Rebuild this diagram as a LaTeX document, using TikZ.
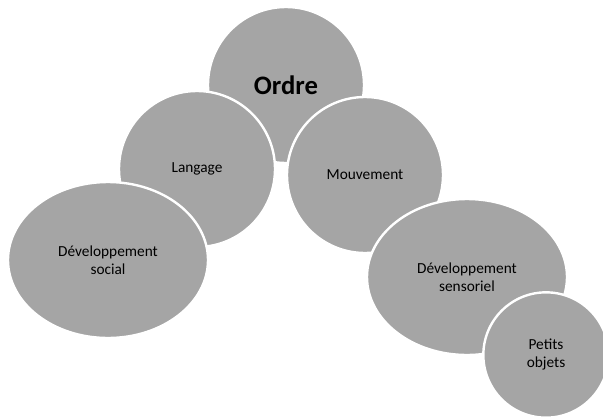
\documentclass[tikz,border=0pt]{standalone}
\usepackage{fontspec}
\setmainfont{Carlito}
\usepackage{tikz}
\usetikzlibrary{shapes.geometric}
\definecolor{BubbleGray}{HTML}{A5A5A5}
\definecolor{BubbleText}{HTML}{000000}

\tikzset{
  bubble/.style={fill=BubbleGray,draw=white,line width=1.8pt,inner sep=0pt,
    align=center,text=BubbleText,font=\fontsize{11.5}{13.5}\selectfont},
  roundbubble/.style={bubble,circle},
  widebubble/.style={bubble,ellipse,minimum width=150pt,minimum height=117pt}
}

\begin{document}
\begin{tikzpicture}[x=0.75pt,y=-0.75pt]
  \useasboundingbox (0,0) rectangle (603,418);
  % centre circle
  \node[roundbubble,minimum size=117pt,font=\fontsize{20}{24}\selectfont\bfseries]
    (ordre) at (286,85) {Ordre};
  % left side
  \node[roundbubble,minimum size=117pt] (langage) at (197,169) {Langage};
  % right side
  \node[roundbubble,minimum size=117pt] (mouvement) at (365,175) {Mouvement};
  \node[widebubble] (social) at (108,260) {Développement\\social};
  \node[widebubble] (sensoriel) at (467,277) {Développement\\sensoriel};
  \node[roundbubble,minimum size=94pt] (objets) at (546,355) {Petits\\objets};
\end{tikzpicture}
\end{document}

What is required> Do not copy the pictures, but repeat every line exactly.

Answer to the exercise>
Rebuild this diagram as a LaTeX document, using TikZ.
\documentclass[tikz,border=0pt]{standalone}
\usepackage{fontspec}
\setmainfont{Carlito}
\usepackage{tikz}
\usetikzlibrary{shapes.geometric}
\definecolor{BubbleGray}{HTML}{A5A5A5}
\definecolor{BubbleText}{HTML}{000000}

\tikzset{
  bubble/.style={fill=BubbleGray,draw=white,line width=1.8pt,inner sep=0pt,
    align=center,text=BubbleText,font=\fontsize{11.5}{13.5}\selectfont},
  roundbubble/.style={bubble,circle},
  widebubble/.style={bubble,ellipse,minimum width=150pt,minimum height=117pt}
}

\begin{document}
\begin{tikzpicture}[x=0.75pt,y=-0.75pt]
  \useasboundingbox (0,0) rectangle (603,418);
  % centre circle
  \node[roundbubble,minimum size=117pt,font=\fontsize{20}{24}\selectfont\bfseries]
    (ordre) at (286,85) {Ordre};
  % left side
  \node[roundbubble,minimum size=117pt] (langage) at (197,169) {Langage};
  % right side
  \node[roundbubble,minimum size=117pt] (mouvement) at (365,175) {Mouvement};
  \node[widebubble] (social) at (108,260) {Développement\\social};
  \node[widebubble] (sensoriel) at (467,277) {Développement\\sensoriel};
  \node[roundbubble,minimum size=94pt] (objets) at (546,355) {Petits\\objets};
\end{tikzpicture}
\end{document}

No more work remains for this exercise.